Memilih Berjualan Jajanan Tradisional
Berbeda dengan Bibit yang masih menjaga warisan keluarga. Romanah sudah tidak lagi berurusan dengan profesi tukang jagal maupun menjual olahan daging kambing.
Kurang lebih 10 tahunan belakangan ini, Romanah serta menantunya memilih berdagang dengan menjual jajanan tradisional dan aneka bubur.
"Wajik, gemblong, coro, lapis, ketan sirkaya, potong roti, kentang tetel, agar-agar gitu," ucapnya.
Sedari malam, Romanah sudah sibuk memproduksi aneka jajanan pasar tersebut. Ketika subuh, para bakul yang berjumlah 6 orang tinggal mengambil lalu diedarkan ke pasar-pasar terdekat.

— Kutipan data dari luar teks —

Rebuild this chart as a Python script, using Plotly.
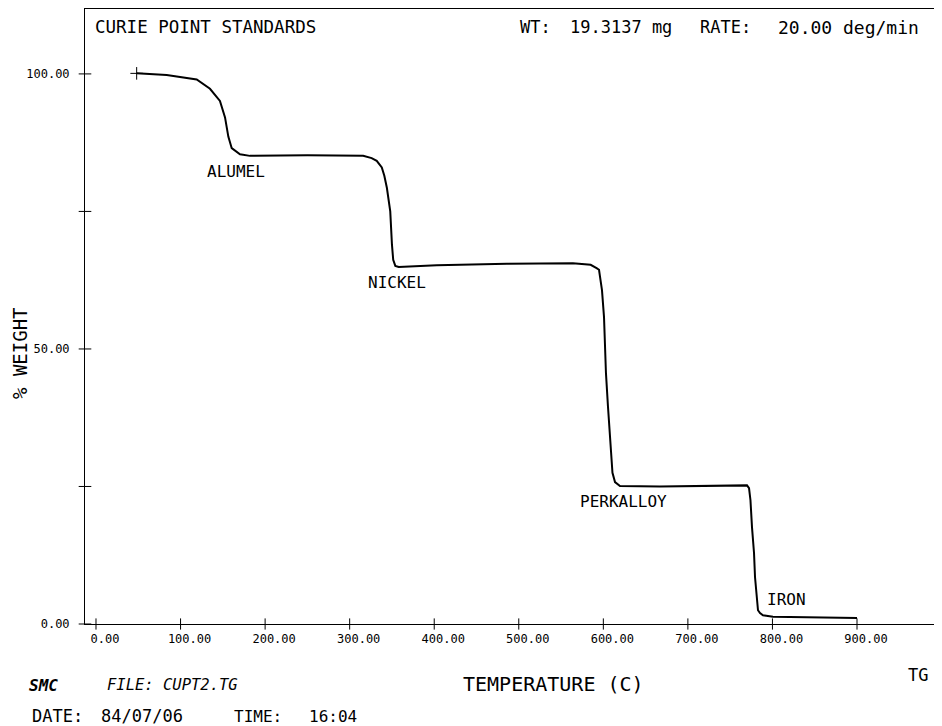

"Paling banyak itu bikin 10 macam kue. Satu loyangnya bisa menghasilkan 45 potong kue. Kalau saya menjual ke bakul Rp2.500. Mereka (bakul) biasanya dijual lagi Rp3.000," imbuh Romanah.
Sedangkan menantu Romanah sendiri berjualan aneka bubur seperti bubur ketan hitam, bubur telo, bubur mutiara, bubur sumsum, bubur sago ambon dan lainnya mangkal di depan Apotek K-24 MT Haryono.
"Awalnya soal (resep) ya eksperimen dulu. Udah jualan sejak anak saya masih kecil sekarang usia 8 tahun," tandasnya.